Con l’intervista di oggi di Matteo Salvini, leader della Lega nord, alla Stampa l’Italia esce dalla prospettiva tripolare ed entra nella fase quadripolare della propria recente storia politica. Il centrodestra da oggi, anche se le avvisaglie c’erano da tempo, almeno dalle scorse amministrative, non è più uno, ma sono due. C’è un centrodestra a trazione trumpian-lepenista guidato da Salvini, con Giorgia Meloni, e i suoi Fratelli d’Italia, e Raffaele Fitto, e i suoi Conservatori riformisti. C’è un centrodestra a trazione liberal-popolare guidato da Silvio Berlusconi, con l’esperimento di Stefano Parisi, e delle sue Energie per l’Italia, e il dialogo con il Nuovo centro-destra e gli altri pezzetti del centro post-esplosione della Scelta civica montiana.
E’ certamente possibile, se non ovvio, che all’avvicinarsi delle elezioni si (ri)tenti, soprattutto da parte di Berlusconi, di ricondurre all’unità le due anime ormai separate del centrodestra. Ma la cosa rischia sempre più di apparire velleitaria e addirittura controproducente per entrambe le anime ormai separate del centrodestra.

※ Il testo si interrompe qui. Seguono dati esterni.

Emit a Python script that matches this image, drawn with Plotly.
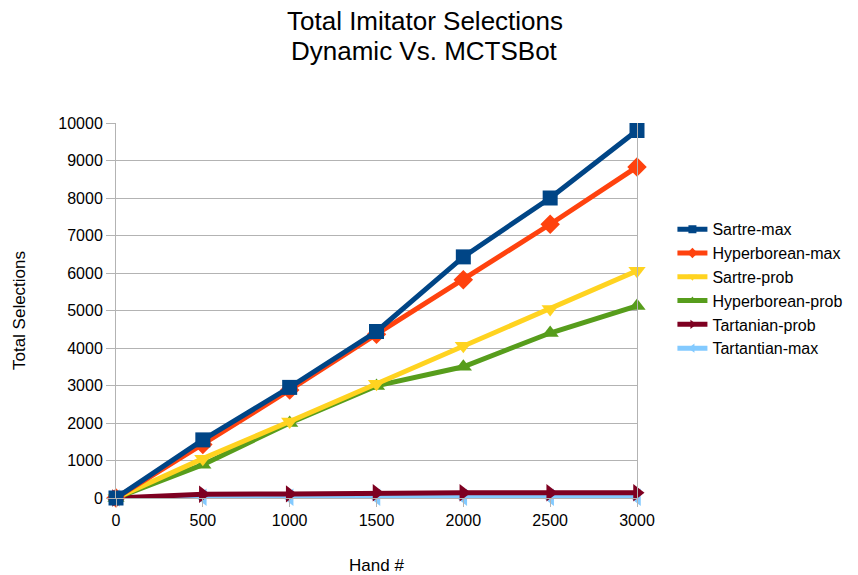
import plotly.graph_objects as go

# Hand numbers at which selections were counted
hands = [0, 500, 1000, 1500, 2000, 2500, 3000]

# Cumulative imitator selections per opponent/strategy
sartre_max = [0, 1550, 2950, 4440, 6430, 8000, 9800]
hyperborean_max = [0, 1430, 2880, 4370, 5820, 7300, 8830]
sartre_prob = [0, 1050, 2040, 3050, 4060, 5040, 6060]
hyperborean_prob = [0, 890, 2000, 2990, 3500, 4400, 5120]
tartanian_prob = [0, 100, 110, 140, 140, 140, 140]
tartantian_max = [0, 20, 20, 20, 20, 20, 20]

y_ticks = list(range(0, 10001, 1000))

title_lines = ["Total Imitator Selections", "Dynamic Vs. MCTSBot"]

series = [
    ("Sartre-max", sartre_max, "#004586", "square"),
    ("Hyperborean-max", hyperborean_max, "#ff420e", "diamond"),
    ("Sartre-prob", sartre_prob, "#ffd320", "triangle-down"),
    ("Hyperborean-prob", hyperborean_prob, "#579d1c", "triangle-up"),
    ("Tartanian-prob", tartanian_prob, "#7e0021", "triangle-right"),
    ("Tartantian-max", tartantian_max, "#83caff", "triangle-left"),
]

fig = go.Figure()
# draw bottom-most series first so the top series overlays them
for name, vals, color, sym in reversed(series):
    fig.add_trace(go.Scatter(
        x=hands, y=vals, name=name, mode="lines+markers",
        line=dict(color=color, width=5),
        marker=dict(symbol=sym, size=15, color=color),
        cliponaxis=False, showlegend=False,
    ))

# legend entries with compact symbols
for name, vals, color, sym in series:
    fig.add_trace(go.Scatter(
        x=[None], y=[None], name=name, mode="lines+markers",
        line=dict(color=color, width=5),
        marker=dict(symbol=sym, size=8, color=color),
        showlegend=True,
    ))

font_main = "Liberation Sans, Arial, sans-serif"
title_font = dict(family="Liberation Sans Narrow, Arial Narrow, sans-serif", size=26, color="#000000")

# two-line chart title, placed as separate lines for tighter spacing
for text, ypos in zip(title_lines, [1.273, 1.193]):
    fig.add_annotation(
        text=text, xref="paper", yref="paper", x=0.593, y=ypos,
        xanchor="center", yanchor="middle", showarrow=False,
        font=title_font,
    )

fig.update_layout(
    width=858, height=575,
    paper_bgcolor="white", plot_bgcolor="white",
    margin=dict(l=116, r=221, t=123, b=77, autoexpand=False),
    font=dict(family=font_main, size=16, color="#000000"),
    legend=dict(
        x=1.068, xanchor="left", y=0.762, yanchor="top",
        font=dict(family=font_main, size=16, color="#000000"),
        itemwidth=30, tracegroupgap=0,
        bgcolor="rgba(0,0,0,0)",
    ),
    showlegend=True,
)

fig.update_xaxes(
    range=[0, 3000], tickvals=hands, ticktext=[str(h) for h in hands],
    showgrid=False, zeroline=False,
    ticks="outside", ticklen=8, tickcolor="#b3b3b3",
    showline=True, linecolor="#b3b3b3", linewidth=1,
    title=dict(text="Hand #", font=dict(size=17), standoff=34),
    tickfont=dict(size=16),
)
fig.update_yaxes(
    range=[0, 10000], tickvals=y_ticks, ticktext=[str(v) for v in y_ticks],
    showgrid=True, gridcolor="#b3b3b3", gridwidth=1,
    zeroline=False,
    ticks="outside", ticklen=9, tickcolor="#b3b3b3",
    showline=True, mirror=True, linecolor="#b3b3b3", linewidth=1,
    title=dict(text="Total Selections", font=dict(size=17), standoff=28),
    tickfont=dict(size=16),
)

fig.write_html("out.html")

E’ vero, come dice spesso Berlusconi, che solo unito il centrodestra vince, ma ormai a Berlusconi sembra interessare soprattutto pareggiare, oltre naturalmente a tornare “candidabile”, Europa permettendo.
La ragione vera del desiderio “proporzionale” espresso a più riprese dal Cav. in materia di legge elettorale è la constatazione, naturale per un leader realista e pragmatico fino agli eccessi come Berlusconi, che riunire il centrodestra, soprattutto sotto la sua guida, non è più una vaste programme, ma un sogno (quasi) irrealizzabile. Quasi, perché a livello regionale, soprattutto in vista delle prossime amministrative, in particolare nella prospettiva del voto in Lombardia nel 2018, le due anime ormai separate del centrodestra sono abbastanza spregiudicate, nel senso politicamente pragmatico del termine, da pensare perfino ad alleanze locali non supportate da patti di governo nazionali.
Insomma, l’impresa è difficile, ma il centrodestra a trazione trumpian-lepenista e quello liberal-popolare potrebbero anche salvare le alleanze nelle Regioni e nelle amministrazioni locali, pur di garantirsi vittorie e centri di governo e potere, ma dividersi a livello nazionale. Non è semplice, ma è in pratica quello che sta già accadendo. In fondo è già avvenuto con la stessa candidatura di Stefano Parisi a Milano.
L’ambizione alla vittoria di Salvini fa propendere la Lega e i suoi alleati verso una scelta di sistema elettorale di nome, anzi, di cognome Mattarellum. La scelta tattica votata a fare da ago della bilancia in caso di pareggio o quasi tra i tre, quattro poli induce invece Berlusconi e i suoi alleati, Parisi compreso, a optare per un sistema proporzionale.
Se da un punto di vista tattico è oggi più facile un accordo dei due Matteo, Salvini e Renzi, per il Mattarellum e un ricorso rapido alle urne, da un punto di vista più strutturale e strategico sembrerebbe più alla portata un Patto del Nazareno 2.0 tra Pd e centro berlusconiano, in vista di possibili nuove alleanze nella prossima legislatura.
In tutto ciò, due sono le principali variabili da tenere in grande considerazione: la prima è la sentenza della Corte costituzionale sulla legge elettorale, la seconda è la presidenza della Repubblica e il suo ruolo di garante della Costituzione, dal punto di vista istituzionale, e della stabilità, dal punto di vista politico-economico.
La terza variabile, molto meno nobile ma naturale, è la ovvia propensione dei Parlamenti e soprattutto dei parlamentari a mantenersi in vita fino a morte naturale, e a diritti pensionistici acquisiti, della legislatura. Sembra dunque di capire che molto, se non tutto, dipenderà dalla reale forza e dalle vere scelte di Matteo Renzi (e in parte anche di Matteo Salvini). Palla al centro.